— START —

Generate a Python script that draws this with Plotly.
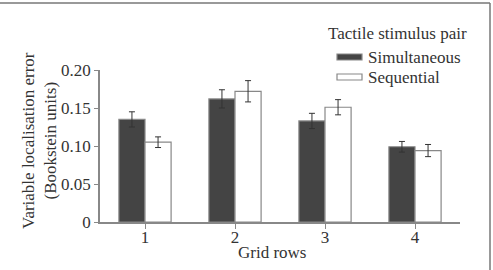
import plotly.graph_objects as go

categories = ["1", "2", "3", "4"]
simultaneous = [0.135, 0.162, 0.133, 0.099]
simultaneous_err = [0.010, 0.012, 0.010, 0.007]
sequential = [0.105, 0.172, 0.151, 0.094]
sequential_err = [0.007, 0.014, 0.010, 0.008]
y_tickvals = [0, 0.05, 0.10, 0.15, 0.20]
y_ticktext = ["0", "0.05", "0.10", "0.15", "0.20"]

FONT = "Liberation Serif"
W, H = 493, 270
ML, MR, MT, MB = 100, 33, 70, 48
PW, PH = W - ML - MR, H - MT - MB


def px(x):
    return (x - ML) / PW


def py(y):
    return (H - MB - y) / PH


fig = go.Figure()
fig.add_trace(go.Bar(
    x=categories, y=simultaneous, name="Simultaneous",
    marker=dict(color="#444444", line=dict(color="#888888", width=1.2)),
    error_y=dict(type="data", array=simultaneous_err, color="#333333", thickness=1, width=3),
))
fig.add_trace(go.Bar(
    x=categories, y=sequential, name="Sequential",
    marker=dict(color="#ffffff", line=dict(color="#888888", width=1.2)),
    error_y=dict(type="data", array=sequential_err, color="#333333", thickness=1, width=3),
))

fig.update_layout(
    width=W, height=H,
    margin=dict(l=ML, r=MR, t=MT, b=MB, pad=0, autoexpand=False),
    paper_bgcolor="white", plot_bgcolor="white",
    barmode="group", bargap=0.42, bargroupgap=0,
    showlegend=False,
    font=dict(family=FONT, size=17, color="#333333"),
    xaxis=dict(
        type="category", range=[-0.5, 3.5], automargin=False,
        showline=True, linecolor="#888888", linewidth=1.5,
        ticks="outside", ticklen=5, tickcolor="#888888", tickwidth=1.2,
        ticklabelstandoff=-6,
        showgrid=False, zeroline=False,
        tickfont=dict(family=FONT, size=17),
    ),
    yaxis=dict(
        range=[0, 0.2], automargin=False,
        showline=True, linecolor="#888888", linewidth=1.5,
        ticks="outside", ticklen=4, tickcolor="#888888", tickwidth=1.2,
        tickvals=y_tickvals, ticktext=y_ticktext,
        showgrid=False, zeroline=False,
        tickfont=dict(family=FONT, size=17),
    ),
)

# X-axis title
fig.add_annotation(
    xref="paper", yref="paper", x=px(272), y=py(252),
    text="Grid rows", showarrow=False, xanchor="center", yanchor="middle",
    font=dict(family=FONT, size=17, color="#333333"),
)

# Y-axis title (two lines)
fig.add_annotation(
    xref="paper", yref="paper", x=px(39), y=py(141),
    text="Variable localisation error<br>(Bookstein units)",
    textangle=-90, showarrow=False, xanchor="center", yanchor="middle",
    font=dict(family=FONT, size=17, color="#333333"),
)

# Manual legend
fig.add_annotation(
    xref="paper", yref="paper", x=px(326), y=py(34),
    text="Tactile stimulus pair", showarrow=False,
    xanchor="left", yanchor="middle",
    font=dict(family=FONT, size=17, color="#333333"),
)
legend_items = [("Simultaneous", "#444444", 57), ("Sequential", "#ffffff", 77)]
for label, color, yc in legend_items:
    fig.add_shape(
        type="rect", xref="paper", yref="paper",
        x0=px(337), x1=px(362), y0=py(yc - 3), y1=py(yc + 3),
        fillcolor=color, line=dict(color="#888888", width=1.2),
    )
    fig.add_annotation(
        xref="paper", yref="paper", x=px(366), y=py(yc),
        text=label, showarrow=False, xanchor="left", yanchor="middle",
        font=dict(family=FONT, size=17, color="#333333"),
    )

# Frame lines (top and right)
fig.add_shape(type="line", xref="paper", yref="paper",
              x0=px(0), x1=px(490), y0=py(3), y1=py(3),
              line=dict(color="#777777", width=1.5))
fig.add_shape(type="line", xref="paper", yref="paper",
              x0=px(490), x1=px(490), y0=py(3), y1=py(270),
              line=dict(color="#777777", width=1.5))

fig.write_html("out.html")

— END —

* Exercise aim *
Omitting all pictures, restate exactly the lines of the material from its start through the line that contains "return (H - MB - y) / PH".

* Answer to the task *
Generate a Python script that draws this with Plotly.
import plotly.graph_objects as go

categories = ["1", "2", "3", "4"]
simultaneous = [0.135, 0.162, 0.133, 0.099]
simultaneous_err = [0.010, 0.012, 0.010, 0.007]
sequential = [0.105, 0.172, 0.151, 0.094]
sequential_err = [0.007, 0.014, 0.010, 0.008]
y_tickvals = [0, 0.05, 0.10, 0.15, 0.20]
y_ticktext = ["0", "0.05", "0.10", "0.15", "0.20"]

FONT = "Liberation Serif"
W, H = 493, 270
ML, MR, MT, MB = 100, 33, 70, 48
PW, PH = W - ML - MR, H - MT - MB


def px(x):
    return (x - ML) / PW


def py(y):
    return (H - MB - y) / PH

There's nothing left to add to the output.